Il sipario del primo atto si apre sull’antro del viscido Mime (l’applauditissimo Peter Bronder), una piattaforma di griglie in cui il nano forgia i suoi metalli che, quando Siegfried rinsalderà i frammenti di Nothung, l’invincibile spada di suo padre, si leverà creando porte, anfratti, cunicoli, luci al neon. Una tremolante e luccicante foresta di drappi si risveglierà nel secondo atto col mormorio del mattino in cui si alzerà il canto gentile e misterioso dell’Uccellino (la splendida voce di Rinnat Moriah) e anche questa si leverà con le sue magiche ombre per lasciar apparire la grotta del Drago Fafner, una figura informe resa dal confuso agitarsi di un velo (più discutibile, registicamente, il numero dei danzatori che animerà la scena successiva) e infine, nel terzo atto, la caverna in cui Wotan interroga Erda lascerà il posto al muro di fuoco attraversato da Siegfried e lo svanire dei bagliori rossastri scoprirà la rupe su cui la Walkiria Brunnhilde dorme i suo sonno incantato in attesa dell’eroe che la ridesti e da questo momento la scena sarà tutta loro per il lungo, splendido duetto dell’innamoramento.
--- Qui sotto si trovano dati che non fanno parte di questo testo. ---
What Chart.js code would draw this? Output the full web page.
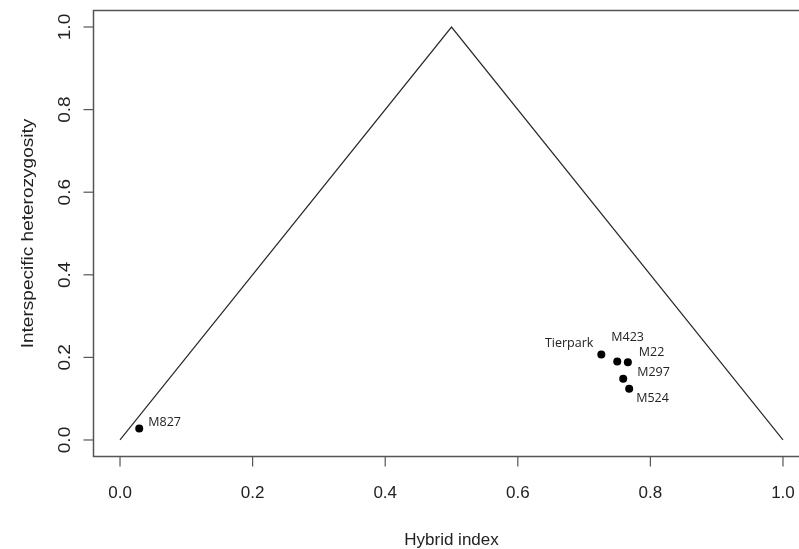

“Sai quando Siegfried trema per la prima volta? Quando vede una donna” dice Ludwig a Sissi nel film di Visconti mentre le musiche di Wagner avvolgono la scena. La bellezza della storia di Siegfried, l’eroe puro che non conosce la Paura, ha qui la sua forza. La giovanile baldanza ed esuberanza, anche la sfrontatezza del giovane eroe fa da contrasto alla vile codardia e alla perfida astuzia del nano, che l’ha cresciuto per l’avidità di impossessarsi del tesoro di Fafner, e ai dubbi tormentati di Wotan. Ma Siegfried brama di provare questo sentimento a lui sconosciuto. E’ perché non conosce la Paura che può forgiare la magica spada, che in mano sua l’Anello maledetto da Alberich perde il suo terribile potere. Eppure l’ardore di Siegfried è oscurato dalla malinconia di non sapere, dalla nostalgia per genitori mai conosciuti, di cui è ignaro, per aver appreso solo gli insegnamenti del Nano. Ed è per conoscere la Paura che viene spinto alla grotta di Fafner, ma il Drago non lo intimorisce e Siegfried è spronato dal suo stesso nemico a dargli la morte (“Ora hai Nothung nel cuore!”). Ma quando vede Brunnhilde trema, quel tremito che neppure la vista del Drago ha saputo dargli. E crede che l’amore sia paura. Siegfried e Brunnhilde si amano ma sono confusi. Lei ama l’eroe che l’ha destata, che aveva sempre atteso, eppure è adombrata dal rimpianto per la sua perdita vita di guerriera, non più Walchiria ma donna.
La musica di Wagner raggiunge qui livelli sublimi. E, come per l’attraversamento della rupe di fuoco, alterna la potenza trascinante ed eroica al quietarsi nella dolcezza.
Nina Stemme è una Brunnhilde il cui risveglio porta una radiosa freschezza vocale, Terje Stensvold è Wotan, o il Viandante poiché si presenta a Mime e a Siegfried sotto questo sembiante, e il tenore canadese Lance Ryan è un magnifico Siegfried carico di vitalità e prepotentemente in scena per tutti i tre atti, con un’alternanza vocale che passa dall’ardore alla dolcezza.

Una curiosità. La Saga dei Nibelunghi è rivissuta anche alla Cineteca Spazio Oberdan, nell’ambito del Festival del Cinema Muto e della rassegna dedicata a Fritz Lang, con una chicca cinematografica quasi introvabile: I Nibelunghi di Fritz Lang, del 1924. Diviso in due parti (La Morte di Sigfrido e La Vendetta di Crimilde) e proiettato con accompagnamento musicale dal vivo al pianoforte, presenta una diversa versione della leggenda. Qui l’eroe, reso invulnerabile dal sangue del drago, in cerca di nuove avventure sposa Crimilde sorella del Re dei Burgundi e conquista per lui Brunnhilde, la quale gli giura vendetta per essere stata battuta e tesse un inganno per vederlo morto. Nella seconda parte Crimilde sposa Attila Re degli Unni per spingerli alla vendetta contro gli assassini.